Dès lors, Monsieur [F] ne démontre pas que la Caisse aurait commis une faute dans le traitement de son dossier et que celle-ci lui aurait causé un préjudice, ceci étant rappelé que la CPAM a, malgré la prescription biennale tout de même versée à ce dernier la somme de 163,90 euros.

Par conséquent, Monsieur [F] sera débouté de sa demande de dommages et intérêts.

Sur les demandes accessoires

Aux termes de l’article 696 du code de procédure civile, la partie perdante est condamnée aux dépens, à moins que le juge, par décision motivée, n’en mette la totalité ou une fraction à la charge d’une autre partie.
En l’espèce, l’équité commande de dire que chacune des parties conservera la charge de ses dépens.

Par ailleurs, Monsieur [F], partie perdante, sera débouté de sa demande de condamnation au titre de l’article 700 du Code de procédure civile.
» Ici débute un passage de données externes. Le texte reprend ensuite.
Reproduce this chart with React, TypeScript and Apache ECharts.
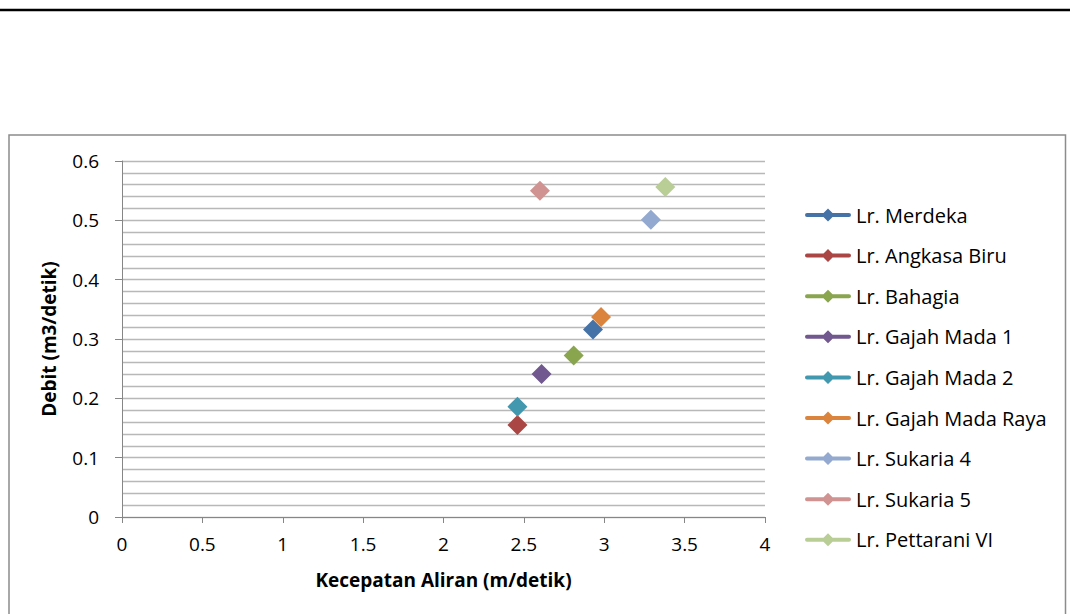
import React, { useEffect, useRef } from "react";
import * as echarts from "echarts";

const seriesNames = [
  "Lr. Merdeka",
  "Lr. Angkasa Biru",
  "Lr. Bahagia",
  "Lr. Gajah Mada 1",
  "Lr. Gajah Mada 2",
  "Lr. Gajah Mada Raya",
  "Lr. Sukaria 4",
  "Lr. Sukaria 5",
  "Lr. Pettarani VI",
];
const velocity = [2.93, 2.46, 2.81, 2.61, 2.46, 2.98, 3.29, 2.6, 3.38];
const discharge = [0.316, 0.155, 0.272, 0.241, 0.186, 0.337, 0.501, 0.55, 0.556];
const colors = [
  "#4572A7",
  "#AA4643",
  "#89A54E",
  "#71588F",
  "#4198AF",
  "#DB843D",
  "#93A9CF",
  "#D19392",
  "#B9CD96",
];

const xTitle = "Kecepatan Aliran (m/detik)";
const yTitle = "Debit (m3/detik)";

const TFONT = "'Open Sans', Lato, sans-serif";
const legendIcon =
  "path://M2,5 L44,5 A2,2 0 0 1 44,9 L2,9 A2,2 0 0 1 2,5 Z M23,0.5 L29.5,7 L23,13.5 L16.5,7 Z";

export default function App() {
  const ref = useRef<HTMLDivElement>(null);
  useEffect(() => {
    if (!ref.current) return;
    const chart = echarts.init(ref.current, undefined, { renderer: "svg" });
    chart.setOption({
      animation: false,
      backgroundColor: "#ffffff",
      graphic: [
        {
          type: "line",
          shape: { x1: 0, y1: 10, x2: 1070, y2: 10 },
          style: { stroke: "#000000", lineWidth: 2.5 },
          silent: true,
        },
        {
          type: "rect",
          shape: { x: 9, y: 135, width: 1056.5, height: 500 },
          style: { fill: "none", stroke: "#8c8c8c", lineWidth: 1.5 },
          silent: true,
          z: -1,
        },
      ],
      grid: { left: 122, right: 305, top: 161, bottom: 97, containLabel: false },
      xAxis: {
        type: "value",
        min: 0,
        max: 4,
        interval: 0.5,
        name: xTitle,
        nameLocation: "middle",
        nameGap: 53,
        nameTextStyle: { fontFamily: TFONT, fontSize: 19, fontWeight: "bold", color: "#000" },
        axisLine: { show: true, lineStyle: { color: "#868686", width: 1 } },
        axisTick: { show: true, length: 6, lineStyle: { color: "#868686" } },
        axisLabel: { margin: 17, fontFamily: TFONT, fontSize: 19, color: "#000" },
        splitLine: { show: false },
      },
      yAxis: {
        type: "value",
        min: 0,
        max: 0.6,
        interval: 0.1,
        name: yTitle,
        nameLocation: "middle",
        nameGap: 64,
        nameRotate: 90,
        nameTextStyle: { fontFamily: TFONT, fontSize: 19, fontWeight: "bold", color: "#000" },
        axisLine: { show: true, lineStyle: { color: "#868686", width: 1 } },
        axisTick: { show: true, length: 7, lineStyle: { color: "#868686" } },
        axisLabel: { margin: 23, fontFamily: TFONT, fontSize: 19, color: "#000" },
        splitLine: { show: true, lineStyle: { color: "#b8b8b8", width: 1.3 } },
        minorTick: { show: false, splitNumber: 5 },
        minorSplitLine: { show: true, lineStyle: { color: "#b8b8b8", width: 1.3 } },
      },
      legend: {
        orient: "vertical",
        left: 800,
        top: 200,
        itemWidth: 46,
        itemHeight: 14,
        itemGap: 20.6,
        icon: legendIcon,
        textStyle: { fontFamily: TFONT, fontSize: 20, color: "#000", lineHeight: 20 },
        data: seriesNames,
      },
      series: seriesNames.map((name, i) => ({
        name,
        type: "scatter",
        symbol: "diamond",
        symbolSize: [20, 20],
        itemStyle: { color: colors[i], opacity: 1 },
        data: [[velocity[i], discharge[i]]],
      })),
    });
    return () => chart.dispose();
  }, []);
  return (
    <div
      ref={ref}
      style={{ position: "fixed", left: 0, top: 0, width: 1070, height: 614 }}
    />
  );
}
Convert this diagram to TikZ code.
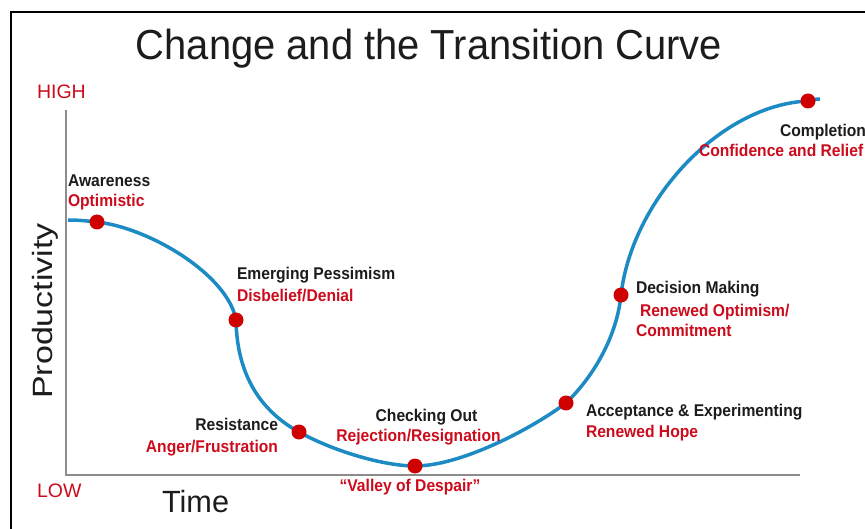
\documentclass[tikz,border=0pt]{standalone}
\usepackage{graphicx}
\usepackage{fontspec}
\setmainfont{Liberation Sans}
\newfontfamily\titlefont{Liberation Sans}[FakeStretch=0.95]
\newfontfamily\labelfont{Liberation Sans}[FakeStretch=0.92]

\definecolor{inkdark}{RGB}{28,28,28}
\definecolor{labelred}{RGB}{204,12,28}
\definecolor{dotred}{RGB}{206,0,0}
\definecolor{curveblue}{RGB}{28,139,196}
\definecolor{axisgray}{RGB}{140,140,140}

\begin{document}
\begin{tikzpicture}[x=1pt,y=-1pt,
  every node/.style={inner sep=0pt, outer sep=0pt},
  heading/.style={font=\titlefont\fontsize{42}{48}\selectfont, text=inkdark},
  levelmark/.style={font=\fontsize{19.5}{22}\selectfont, text=labelred},
  axisname/.style={font=\fontsize{30.7}{34}\selectfont, text=inkdark},
  stage/.style={font=\labelfont\bfseries\fontsize{17}{20}\selectfont, text=inkdark},
  feeling/.style={stage, text=labelred},
  dot/.style={circle, fill=dotred, minimum size=15pt},
  curveline/.style={draw=curveblue, line width=3.5pt},
  axisline/.style={draw=axisgray, line width=1.5pt},
  frameline/.style={draw=black, line width=2pt}]

\useasboundingbox (0,0) rectangle (865,529);
\clip (0,0) rectangle (865,529);
\fill[white] (0,0) rectangle (865,529);

% outer frame (top and left edges)
\coordinate (fbl) at (11,530);
\coordinate (ftl) at (11,12);
\coordinate (ftr) at (866,12);
\draw[frameline] (fbl) -- (ftl) -- (ftr);

% title
\node[heading, anchor=base] (title) at (429,60) {Change and the Transition Curve};

% axes
\coordinate (ytop) at (66,110);
\coordinate (origin) at (66,475);
\coordinate (xend) at (800,475);
\draw[axisline] (ytop) -- (origin) -- (xend);

\node[levelmark, anchor=base west] (high) at (37,99) {HIGH};
\node[levelmark, anchor=base west] (low) at (37,497) {LOW};
\node[axisname, anchor=base west] (time) at (162,512) {Time};
\node[font=\fontsize{34}{38}\selectfont, text=inkdark, rotate=90] (prod) at (45,311)
  {\scalebox{1}[0.82]{Productivity}};

% stage points on the curve
\coordinate (cstart) at (68,220);
\coordinate (p1) at (97,222);
\coordinate (p2) at (236,320);
\coordinate (p3) at (299,432);
\coordinate (p4) at (415,466);
\coordinate (p5) at (566,403);
\coordinate (p6) at (621,295);
\coordinate (p7) at (808,101);
\coordinate (cend) at (820,99);

% transition curve
\draw[curveline] (cstart) .. controls (78,220) and (88,221) .. (p1)
  .. controls (150,228) and (228,275) .. (p2)
  .. controls (237,385) and (270,416) .. (p3)
  .. controls (335,452) and (385,466) .. (p4)
  .. controls (460,466) and (530,430) .. (p5)
  .. controls (595,375) and (617,335) .. (p6)
  .. controls (632,200) and (720,105) .. (p7)
  .. controls (812,100) and (816,99) .. (cend);

\foreach \p in {1,...,7} {
  \node[dot] (d\p) at (p\p) {};
}

% stage labels
\node[stage, anchor=base west] (aw1) at (68,187) {Awareness};
\node[feeling, anchor=base west] (aw2) at (68,207) {Optimistic};

\node[stage, anchor=base west] (ep1) at (237,280) {Emerging Pessimism};
\node[feeling, anchor=base west] (ep2) at (237,302) {Disbelief/Denial};

\node[stage, anchor=base east] (rs1) at (278,430) {Resistance};
\node[feeling, anchor=base east] (rs2) at (278,452) {Anger/Frustration};

\node[stage, anchor=base] (co1) at (426.5,421) {Checking Out};
\node[feeling, anchor=base] (co2) at (418.5,441) {Rejection/Resignation};
\node[feeling, anchor=base] (vd) at (410,491) {“Valley of Despair”};

\node[stage, anchor=base west] (ae1) at (586,416) {Acceptance \& Experimenting};
\node[feeling, anchor=base west] (ae2) at (586,437) {Renewed Hope};

\node[stage, anchor=base west] (dm1) at (636,294) {Decision Making};
\node[feeling, anchor=base west] (dm2) at (640,317) {Renewed Optimism/};
\node[feeling, anchor=base west] (dm3) at (636,337) {Commitment};

\node[stage, anchor=base west] (cp1) at (780,137) {Completion};
\node[feeling, anchor=base west] (cp2) at (699,157) {Confidence and Relief};

\end{tikzpicture}
\end{document}
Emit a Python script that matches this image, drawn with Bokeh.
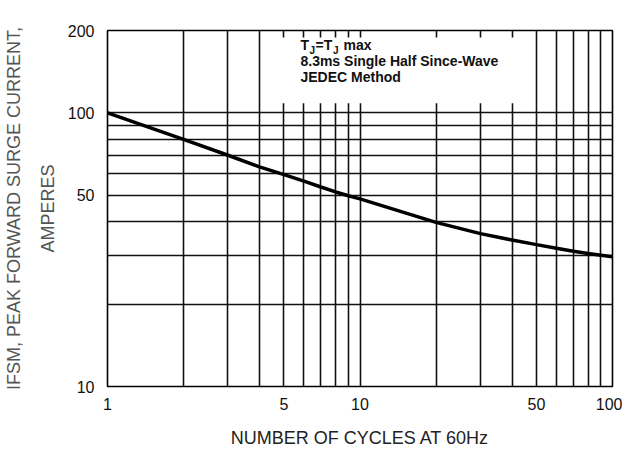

Sur l’exécution provisoire

Aux termes de l’article R142-10-6 al 1 du code de la sécurité sociale, le tribunal peut ordonner l’exécution par provision de ses décisions.

En l’espèce, aucune circonstance particulière ne justifie le prononcé de l’exécution provisoire.

PAR CES MOTIFS

Le tribunal, après en avoir délibéré conformément à la loi, statuant publiquement par jugement contradictoire et en dernier ressort mis à disposition au greffe,

DEBOUTE Monsieur [M] [F] de l’ensemble de ses demandes,

DIT que chacune des parties conservera la charge de ses dépens,

Fait et jugé à Paris le 15 Janvier 2025.

La Greffière La Présidente

N° RG 22/03312 – N° Portalis 352J-W-B7G-CYWOP

EXPÉDITION exécutoire dans l’affaire :

Demandeur : M. [M] [F]

Défendeur : ASSURANCE MALADIE DE [Localité 6] DIRECTION CONTENTIEUX ET LUTTE CONTRE LA FRAUDE

EN CONSÉQUENCE, LA RÉPUBLIQUE FRANÇAISE mande et ordonne :

A tous les huissiers de justice, sur ce requis, de mettre ladite décision à exécution,
Aux procureurs généraux et aux procureurs de la République près les tribunaux judiciaires d`y tenir la main,
A tous commandants et officiers de la force publique de prêter main forte lorsqu`ils en seront légalement requis.

En foi de quoi la présente a été signée et délivrée par nous, Directeur de greffe soussigné au greffe du Tribunal judiciaire de Paris.